The Biggest Mistake Indian Students Make When Applying to US Colleges
- Jun 2
- 2 min read
Every year, thousands of talented Indian students apply to US colleges with strong grades, impressive test scores, and a long list of activities—yet many still end up with disappointing results. In most cases, it isn’t because they aren’t qualified. It’s because they make one avoidable mistake that quietly weakens the entire application.
The biggest mistake: treating the application like a checklist
Many applicants approach US admissions the way they approach competitive exams: maximize everything. More Olympiads. More certificates. More leadership titles. More ‘spikes’ copied from what worked for someone else. The result is an application that looks busy—but doesn’t feel personal, coherent, or believable.
US colleges don’t admit the ‘most accomplished’ student on paper. They admit students who make sense: people with a clear story, authentic motivations, and evidence that they’ll contribute to campus in a specific way.
What admissions officers are actually looking for
A consistent narrative: your academics, activities, and essays point to the same core interests and values.
Depth over breadth: sustained commitment and growth matters more than a long list of short-term achievements.
Impact and initiative: what changed because you showed up? Who benefited? What did you build, improve, or lead?

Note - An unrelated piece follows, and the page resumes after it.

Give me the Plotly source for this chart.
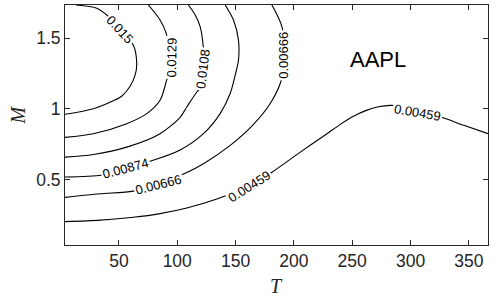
import plotly.graph_objects as go

# Contour levels (values of the labelled iso-lines)
levels = [0.015, 0.0129, 0.0108, 0.00874, 0.00666, 0.00459]
level_text = ["0.015", "0.0129", "0.0108", "0.00874", "0.00666", "0.00459"]

# Iso-line paths (T, M)
T_0150 = [13.2, 31.0, 39.6, 51.0, 62.4, 65.3, 63.9, 59.6, 52.4, 45.2, 28.1, 3.8]
M_0150 = [1.734, 1.711, 1.663, 1.564, 1.450, 1.321, 1.238, 1.160, 1.089, 1.057, 1.001, 0.961]

T_0129 = [75.3, 85.3, 90.5, 93.9, 93.0, 90.5, 85.3, 73.9, 56.7, 28.1, 3.8]
M_0129 = [1.734, 1.628, 1.535, 1.379, 1.273, 1.190, 1.060, 0.966, 0.895, 0.824, 0.798]

T_0108 = [109.6, 115.4, 119.7, 122.2, 123.1, 119.7, 116.8, 108.2, 102.5, 85.3, 56.7, 28.1, 3.8]
M_0108 = [1.734, 1.663, 1.580, 1.450, 1.294, 1.145, 1.119, 1.013, 0.940, 0.824, 0.729, 0.677, 0.658]

T_00874 = [141.1, 148.2, 152.5, 152.5, 149.7, 145.4, 136.8, 122.5, 102.5, 77.3, 55.3, 35.3, 3.8]
M_00874 = [1.734, 1.628, 1.486, 1.344, 1.238, 1.108, 0.966, 0.824, 0.709, 0.631, 0.585, 0.532, 0.518]

T_00666 = [181.2, 189.8, 191.8, 189.2, 179.7, 165.4, 145.4, 122.5, 105.9, 84.5, 62.4, 33.8, 3.8]
M_00666 = [1.734, 1.580, 1.379, 1.202, 1.037, 0.890, 0.741, 0.611, 0.540, 0.468, 0.418, 0.399, 0.374]

T_00459 = [3.8, 33.8, 62.4, 85.3, 108.2, 134.0, 161.7, 181.2, 205.5, 228.4, 239.8, 251.0,
           262.1, 272.4, 282.7, 291.3, 305.1, 327.1, 345.7, 366.4]
M_00459 = [0.202, 0.213, 0.233, 0.259, 0.299, 0.363, 0.452, 0.552, 0.694, 0.824, 0.890, 0.947,
           0.989, 1.014, 1.024, 1.018, 0.982, 0.938, 0.883, 0.824]

paths = [(T_0150, M_0150), (T_0129, M_0129), (T_0108, M_0108),
         (T_00874, M_00874), (T_00666, M_00666), (T_00459, M_00459)]

# Inline label placements: (level index, T, M, angle)
label_spots = [
    (0, 51.0, 1.564, 47),
    (1, 95.4, 1.362, -89),
    (2, 121.8, 1.280, -83),
    (3, 55.3, 0.580, -15),
    (4, 84.3, 0.463, -14),
    (4, 191.2, 1.379, -90),
    (5, 161.7, 0.449, -32),
    (5, 305.6, 0.975, 10),
]

x_ticks = [50, 100, 150, 200, 250, 300, 350]
y_ticks = [0.5, 1, 1.5]

fig = go.Figure()
for (tx, my) in paths:
    fig.add_trace(go.Scatter(
        x=tx, y=my, mode="lines",
        line=dict(color="black", width=1.1, shape="spline", smoothing=0.8),
        hoverinfo="skip", showlegend=False,
    ))

annotations = []
for idx, t, m, ang in label_spots:
    annotations.append(dict(
        x=t, y=m, xref="x", yref="y", text=level_text[idx], showarrow=False,
        textangle=ang, bgcolor="white", borderpad=1,
        font=dict(family="Liberation Sans, Arial", size=13, color="black"),
    ))
annotations.append(dict(
    x=272, y=1.351, xref="x", yref="y", text="AAPL", showarrow=False,
    font=dict(family="Liberation Sans, Arial", size=22, color="black"),
))
# axis titles placed in paper space
annotations.append(dict(
    x=0.5, y=-0.172, xref="paper", yref="paper", text="<i>T</i>", showarrow=False,
    xanchor="center", yanchor="middle",
    font=dict(family="Liberation Serif, Times New Roman", size=20, color="#262626"),
))
annotations.append(dict(
    x=-0.111, y=0.54, xref="paper", yref="paper", text="<i>M</i>", showarrow=False,
    xanchor="center", yanchor="middle", textangle=-90,
    font=dict(family="Liberation Serif, Times New Roman", size=20, color="#262626"),
))

axis_common = dict(
    showline=True, linecolor="#262626", linewidth=1, mirror="ticks",
    ticks="inside", ticklen=5, tickwidth=1, tickcolor="#262626",
    showgrid=False, zeroline=False, automargin=False,
    tickfont=dict(family="Liberation Sans, Arial", size=17.5, color="#262626"),
)

fig.update_layout(
    width=500, height=300,
    margin=dict(l=65, r=12, t=5, b=55),
    paper_bgcolor="white", plot_bgcolor="white",
    xaxis=dict(range=[3.8, 366.4], tickvals=x_ticks, **axis_common),
    yaxis=dict(range=[0.037, 1.734], tickvals=y_ticks, ticktext=["0.5", "1", "1.5"],
               **axis_common),
    annotations=annotations,
)

fig.write_html("out.html", config={"displayModeBar": False},
               post_script="document.body.style.margin='0';")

Authenticity: your application should sound like you—not like a template or a ‘perfect applicant’ persona.
Why this mistake is especially common in India
Our academic culture rewards standardization: clear syllabi, clear marking schemes, and clear ‘right answers.’ US admissions is the opposite. It’s holistic, contextual, and subjective. When students try to ‘optimize’ it like an exam, they often end up hiding the very thing that could make them stand out: their real story.
How to fix it (a simple framework)
Pick 1–2 themes you genuinely care about (not what you think colleges want).
Audit your activities: keep what supports those themes; reframe or drop what doesn’t.
Write essays that connect the dots: what you did, why it mattered to you, and how it shaped your goals.
Build a balanced college list where your story fits the institution—not just the rankings.
A strong US application isn’t a pile of achievements. It’s a clear, credible story backed by evidence.
Quick next step
If you’re applying this year, start by writing a 5-sentence ‘application story’: (1) what you’re curious about, (2) what you’ve done about it, (3) what impact you’ve had, (4) what you want to explore next, and (5) why college is the right place for that. Then make sure every part of your application supports that story.